[Records with drawing code]

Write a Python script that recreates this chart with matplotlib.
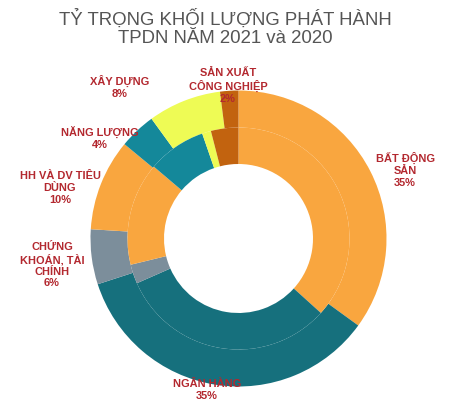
import matplotlib
matplotlib.use("Agg")
import matplotlib.pyplot as plt

# ---- data ----
categories = ["BẤT ĐỘNG\nSẢN", "NGÂN HÀNG", "CHỨNG\nKHOÁN, TÀI\nCHÍNH", "HH VÀ DV TIÊU\nDÙNG",
              "NĂNG LƯỢNG", "XÂY DỰNG", "SẢN XUẤT\nCÔNG NGHIỆP"]
share_2021 = [35, 35, 6, 10, 4, 8, 2]                 # outer ring (labelled)
share_2020 = [36.7, 31.7, 2.8, 15.0, 8.5, 1.3, 4.0]   # inner ring (estimated)
title_text = "TỶ TRỌNG KHỐI LƯỢNG PHÁT HÀNH\nTPDN NĂM 2021 và 2020"

# ---- style ----
colors = ["#F9A63F", "#16707D", "#7C8E9B", "#F9A63F", "#14889A", "#EEFB55", "#C2630F"]
label_color = "#B3282F"
W, H = 450, 417
cx, cy = 238.5, H - 238.5
r_out, r_mid, r_in = 148, 111, 74.5
# label anchor positions (pixels, from top-left)
label_pos = [(405, 170), (207, 390), (52, 265), (60, 188), (100, 138), (120, 87), (228, 86)]

fig = plt.figure(figsize=(W / 100, H / 100), dpi=100)
ax = fig.add_axes([0, 0, 1, 1])

ax.pie(share_2021, colors=colors, radius=r_out, center=(cx, cy), startangle=90,
       counterclock=False, wedgeprops=dict(width=r_out - r_mid, linewidth=0))
ax.pie(share_2020, colors=colors, radius=r_mid, center=(cx, cy), startangle=90,
       counterclock=False, wedgeprops=dict(width=r_mid - r_in, linewidth=0))

ax.set_xlim(0, W)
ax.set_ylim(0, H)
ax.set_aspect("auto")
ax.axis("off")

for name, val, (px, py) in zip(categories, share_2021, label_pos):
    ax.text(px, H - py, f"{name}\n{val}%", ha="center", va="center",
            fontsize=7.9, fontweight="bold", color=label_color,
            family="Liberation Sans", linespacing=1.2)

fig.text(0.5, 1 - 28 / H, title_text, ha="center", va="center", fontsize=13.4,
         color="#555555", family="Liberation Sans", linespacing=1.12)

fig.savefig("out.png", dpi=100, facecolor="white")
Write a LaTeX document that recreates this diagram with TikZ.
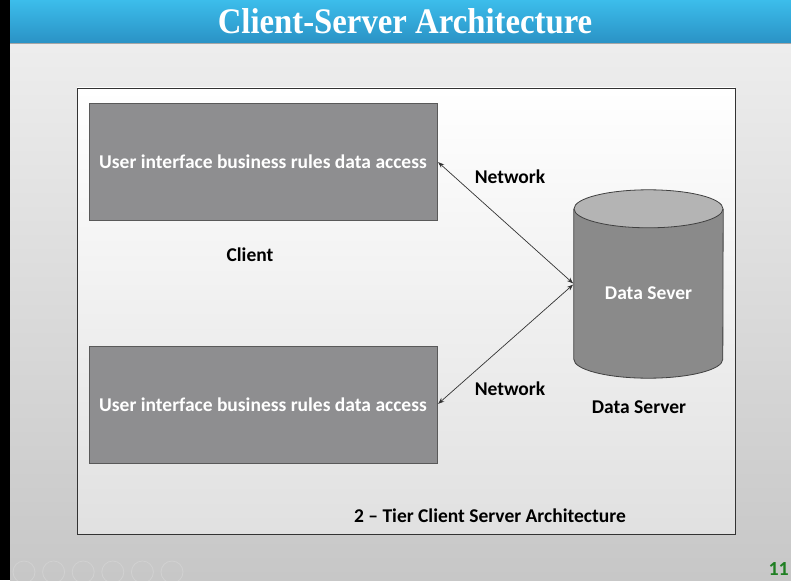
\documentclass[tikz,border=0pt]{standalone}
\usepackage{fontspec}
\setmainfont{Carlito}
\newfontfamily\titlefont{Liberation Serif}
\usetikzlibrary{arrows.meta,positioning}
\definecolor{barTop}{HTML}{3CBDEB}
\definecolor{barBot}{HTML}{2A92C5}
\definecolor{boxGray}{HTML}{8E8E90}
\definecolor{cylBody}{HTML}{8A8A8A}
\definecolor{cylTop}{HTML}{B4B4B4}
\definecolor{pageGreen}{HTML}{1F7F22}

\begin{document}
\begin{tikzpicture}[x=1pt, y=-1pt, >=Stealth, font=\bfseries\fontsize{19.5}{22}\selectfont]
\tikzset{
  tier/.style={rectangle, draw=black!65, line width=0.8pt, fill=boxGray, text=white, minimum width=348pt, minimum height=117pt},
  dbbody/.style={rectangle, minimum width=149pt, minimum height=150pt, inner sep=0pt},
  dbline/.style={draw=black!75, line width=0.8pt},
  lbl/.style={text=black, inner sep=1pt},
  link/.style={<->, line width=0.7pt, draw=black!80, shorten <=1pt, shorten >=1pt},
  navbtn/.style={circle, draw=black!18, line width=0.8pt, minimum size=22pt, inner sep=0pt}
}
\useasboundingbox (0,0) rectangle (791,580);
% slide background
\shade[top color=black!7, bottom color=black!22] (10,43) rectangle (791,580);
\fill[black] (0,0) rectangle (10,580);
\shade[top color=barTop, bottom color=barBot] (10,0) rectangle (791,43);
\draw[black!35, line width=1pt] (10,43.5) -- (791,43.5);
\node[text=white, font=\titlefont\bfseries\fontsize{36}{40}\selectfont, xscale=0.91] (title) at (405,21) {Client-Server Architecture};
% white panel
\shade[top color=white, bottom color=black!12] (77,88) rectangle (735,534);
\draw[black!80, line width=0.9pt] (77,88) rectangle (735,534);

\node[tier] (top)  at (263,161.5) {User interface business rules data access};
\node[tier] (bot)  at (263,404.5) {User interface business rules data access};

% data server cylinder
\node[dbbody] (ds) at (648.5,284) {};
\fill[cylBody] (ds.north west) -- (ds.south west) arc[start angle=180, end angle=0, x radius=74.5, y radius=19] -- (ds.north east) -- cycle;
\draw[dbline] (ds.north west) -- (ds.south west) arc[start angle=180, end angle=0, x radius=74.5, y radius=19] -- (ds.north east);
\filldraw[dbline, fill=cylTop] (ds.north) ellipse[x radius=74.5, y radius=19];
\node[text=white, inner sep=1pt] (dstext) at (648.5,293) {Data Sever};

\node[lbl] (client) at (250,255) {Client};
\node[lbl] (net1)   at (510,177) {Network};
\node[lbl] (net2)   at (510,389) {Network};
\node[lbl] (dslbl)  at (639,407) {Data Server};
\node[lbl] (cap)    at (490,516) {2 -- Tier Client Server Architecture};

\draw[link] (top.east) -- (ds.west);
\draw[link] (bot.east) -- (ds.west);

% slide show buttons and page number
\foreach \i in {0,...,5}
  \node[navbtn] (nav\i) at (24+29.6*\i,572) {};
\node[text=pageGreen, anchor=east, font=\bfseries\fontsize{20}{22}\selectfont, inner sep=0pt] (pg) at (789,569) {11};
\end{tikzpicture}
\end{document}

» Your objective: Quote every record above exactly, omitting any pictures they contain.

» Exercise response:
Write a Python script that recreates this chart with matplotlib.
import matplotlib
matplotlib.use("Agg")
import matplotlib.pyplot as plt

# ---- data ----
categories = ["BẤT ĐỘNG\nSẢN", "NGÂN HÀNG", "CHỨNG\nKHOÁN, TÀI\nCHÍNH", "HH VÀ DV TIÊU\nDÙNG",
              "NĂNG LƯỢNG", "XÂY DỰNG", "SẢN XUẤT\nCÔNG NGHIỆP"]
share_2021 = [35, 35, 6, 10, 4, 8, 2]                 # outer ring (labelled)
share_2020 = [36.7, 31.7, 2.8, 15.0, 8.5, 1.3, 4.0]   # inner ring (estimated)
title_text = "TỶ TRỌNG KHỐI LƯỢNG PHÁT HÀNH\nTPDN NĂM 2021 và 2020"

# ---- style ----
colors = ["#F9A63F", "#16707D", "#7C8E9B", "#F9A63F", "#14889A", "#EEFB55", "#C2630F"]
label_color = "#B3282F"
W, H = 450, 417
cx, cy = 238.5, H - 238.5
r_out, r_mid, r_in = 148, 111, 74.5
# label anchor positions (pixels, from top-left)
label_pos = [(405, 170), (207, 390), (52, 265), (60, 188), (100, 138), (120, 87), (228, 86)]

fig = plt.figure(figsize=(W / 100, H / 100), dpi=100)
ax = fig.add_axes([0, 0, 1, 1])

ax.pie(share_2021, colors=colors, radius=r_out, center=(cx, cy), startangle=90,
       counterclock=False, wedgeprops=dict(width=r_out - r_mid, linewidth=0))
ax.pie(share_2020, colors=colors, radius=r_mid, center=(cx, cy), startangle=90,
       counterclock=False, wedgeprops=dict(width=r_mid - r_in, linewidth=0))

ax.set_xlim(0, W)
ax.set_ylim(0, H)
ax.set_aspect("auto")
ax.axis("off")

for name, val, (px, py) in zip(categories, share_2021, label_pos):
    ax.text(px, H - py, f"{name}\n{val}%", ha="center", va="center",
            fontsize=7.9, fontweight="bold", color=label_color,
            family="Liberation Sans", linespacing=1.2)

fig.text(0.5, 1 - 28 / H, title_text, ha="center", va="center", fontsize=13.4,
         color="#555555", family="Liberation Sans", linespacing=1.12)

fig.savefig("out.png", dpi=100, facecolor="white")
Write a LaTeX document that recreates this diagram with TikZ.
\documentclass[tikz,border=0pt]{standalone}
\usepackage{fontspec}
\setmainfont{Carlito}
\newfontfamily\titlefont{Liberation Serif}
\usetikzlibrary{arrows.meta,positioning}
\definecolor{barTop}{HTML}{3CBDEB}
\definecolor{barBot}{HTML}{2A92C5}
\definecolor{boxGray}{HTML}{8E8E90}
\definecolor{cylBody}{HTML}{8A8A8A}
\definecolor{cylTop}{HTML}{B4B4B4}
\definecolor{pageGreen}{HTML}{1F7F22}

\begin{document}
\begin{tikzpicture}[x=1pt, y=-1pt, >=Stealth, font=\bfseries\fontsize{19.5}{22}\selectfont]
\tikzset{
  tier/.style={rectangle, draw=black!65, line width=0.8pt, fill=boxGray, text=white, minimum width=348pt, minimum height=117pt},
  dbbody/.style={rectangle, minimum width=149pt, minimum height=150pt, inner sep=0pt},
  dbline/.style={draw=black!75, line width=0.8pt},
  lbl/.style={text=black, inner sep=1pt},
  link/.style={<->, line width=0.7pt, draw=black!80, shorten <=1pt, shorten >=1pt},
  navbtn/.style={circle, draw=black!18, line width=0.8pt, minimum size=22pt, inner sep=0pt}
}
\useasboundingbox (0,0) rectangle (791,580);
% slide background
\shade[top color=black!7, bottom color=black!22] (10,43) rectangle (791,580);
\fill[black] (0,0) rectangle (10,580);
\shade[top color=barTop, bottom color=barBot] (10,0) rectangle (791,43);
\draw[black!35, line width=1pt] (10,43.5) -- (791,43.5);
\node[text=white, font=\titlefont\bfseries\fontsize{36}{40}\selectfont, xscale=0.91] (title) at (405,21) {Client-Server Architecture};
% white panel
\shade[top color=white, bottom color=black!12] (77,88) rectangle (735,534);
\draw[black!80, line width=0.9pt] (77,88) rectangle (735,534);

\node[tier] (top)  at (263,161.5) {User interface business rules data access};
\node[tier] (bot)  at (263,404.5) {User interface business rules data access};

% data server cylinder
\node[dbbody] (ds) at (648.5,284) {};
\fill[cylBody] (ds.north west) -- (ds.south west) arc[start angle=180, end angle=0, x radius=74.5, y radius=19] -- (ds.north east) -- cycle;
\draw[dbline] (ds.north west) -- (ds.south west) arc[start angle=180, end angle=0, x radius=74.5, y radius=19] -- (ds.north east);
\filldraw[dbline, fill=cylTop] (ds.north) ellipse[x radius=74.5, y radius=19];
\node[text=white, inner sep=1pt] (dstext) at (648.5,293) {Data Sever};

\node[lbl] (client) at (250,255) {Client};
\node[lbl] (net1)   at (510,177) {Network};
\node[lbl] (net2)   at (510,389) {Network};
\node[lbl] (dslbl)  at (639,407) {Data Server};
\node[lbl] (cap)    at (490,516) {2 -- Tier Client Server Architecture};

\draw[link] (top.east) -- (ds.west);
\draw[link] (bot.east) -- (ds.west);

% slide show buttons and page number
\foreach \i in {0,...,5}
  \node[navbtn] (nav\i) at (24+29.6*\i,572) {};
\node[text=pageGreen, anchor=east, font=\bfseries\fontsize{20}{22}\selectfont, inner sep=0pt] (pg) at (789,569) {11};
\end{tikzpicture}
\end{document}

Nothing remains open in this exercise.